Zawodny seems downright enthusiastic compared to last January, but notes that Widom-Larsen is still theoretical:
So what’s the hitch? It’s creating the right oscillation. “It turns out that the frequencies that we have to work at are in what I call a valley of inaccessibility,” Zawodny said. “Between, say, 5 or 7 THz and 30 THz, we don’t have any really good sources to make our own controlled frequency.”
But solving that problem can wait until the theory is better understood. “From my perspective, this is still a physics experiment,” Zawodny said. “I’m interested in understanding whether the phenomenon is real, what it’s all about. Then the next step is to develop the rules for engineering.
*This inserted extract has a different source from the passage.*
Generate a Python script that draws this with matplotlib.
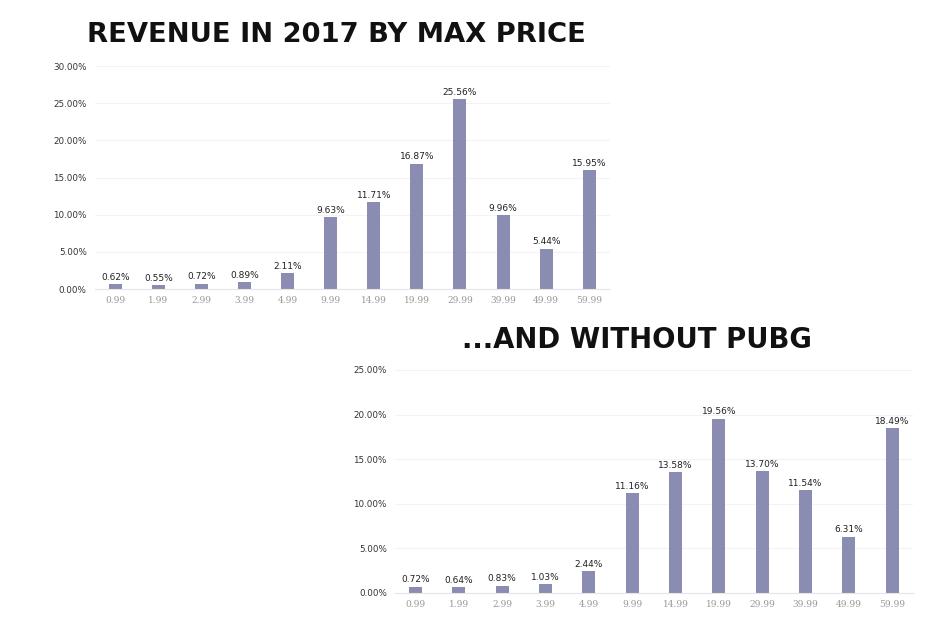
import matplotlib
matplotlib.use("Agg")
import matplotlib.pyplot as plt
from matplotlib.ticker import FuncFormatter

prices = ["0.99", "1.99", "2.99", "3.99", "4.99", "9.99", "14.99",
          "19.99", "29.99", "39.99", "49.99", "59.99"]
revenue_all = [0.62, 0.55, 0.72, 0.89, 2.11, 9.63, 11.71, 16.87, 25.56, 9.96, 5.44, 15.95]
revenue_no_pubg = [0.72, 0.64, 0.83, 1.03, 2.44, 11.16, 13.58, 19.56, 13.70, 11.54, 6.31, 18.49]

bar_color = "#8a8db1"

fig = plt.figure(figsize=(9.5, 6.33), dpi=100)

def draw(ax, vals, ymax):
    x = range(len(vals))
    ax.bar(x, vals, width=0.3, color=bar_color, zorder=2)
    for i, v in enumerate(vals):
        ax.text(i, v + ymax * 0.01, f"{v:.2f}%", ha="center", va="bottom",
                fontsize=6.5, color="#222222")
    ax.set_xlim(-0.47, len(vals) - 0.52)
    ax.set_ylim(0, ymax)
    ax.set_yticks(range(0, ymax + 1, 5))
    ax.yaxis.set_major_formatter(FuncFormatter(lambda v, p: f"{v:.2f}%"))
    ax.set_xticks(list(x))
    ax.set_xticklabels(prices, fontsize=6.5, color="#999999", family="serif")
    ax.tick_params(axis="y", labelsize=6.3, labelcolor="#333333", length=0, pad=6)
    ax.tick_params(axis="x", length=0, pad=5)
    ax.grid(axis="y", color="#f3f3f3", linewidth=0.8, zorder=0)
    for s in ["top", "right", "left"]:
        ax.spines[s].set_visible(False)
    ax.spines["bottom"].set_color("#e6e6e6")

ax1 = fig.add_axes([0.1, 0.5434, 0.542, 0.3523])
draw(ax1, revenue_all, 30)
ax2 = fig.add_axes([0.416, 0.0632, 0.545, 0.3523])
draw(ax2, revenue_no_pubg, 25)

fig.text(336 / 950, 1 - 35 / 633, "REVENUE IN 2017 BY MAX PRICE", ha="center", va="center",
         fontsize=19.7, fontweight="bold", family="DejaVu Sans", color="#111111")
fig.text(637 / 950, 1 - 340 / 633, "...AND WITHOUT PUBG", ha="center", va="center",
         fontsize=19.8, fontweight="bold", family="DejaVu Sans", color="#111111")

fig.savefig("out.png", dpi=100, facecolor="white")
Once you have that, I’m going to let the engineers have all the fun.”
And he is sure that if the Widom-Larsen theory is shown to be correct, resources to support the necessary technological breakthroughs will come flooding in. “All we really need is that one bit of irrefutable, reproducible proof that we have a system that works,” Zawodny said. “As soon as you have that, everybody is going to throw their assets at it. And then I want to buy one of these things and put it in my house.”
From what I can glean, the process theorized by Widom-Larsen is low-energy, and nuclear, but neither fission nor fusion. Larsen is an entrepreneur, president of Lattice Energy LLC, and Widom is a theoretical physicist from Northeastern University. They claim that the absorption of a neutron relies on the weak force, and requires no new physics to explain.
That’s all well and good, but I recall that not too long ago, CERN researchers claimed that a beam of neutrinos had traveled faster than the speed of light. For a few days there was rampant speculation, but the claim was eventually withdrawn after further testing. So I won’t be clearing out a space in my basement just yet.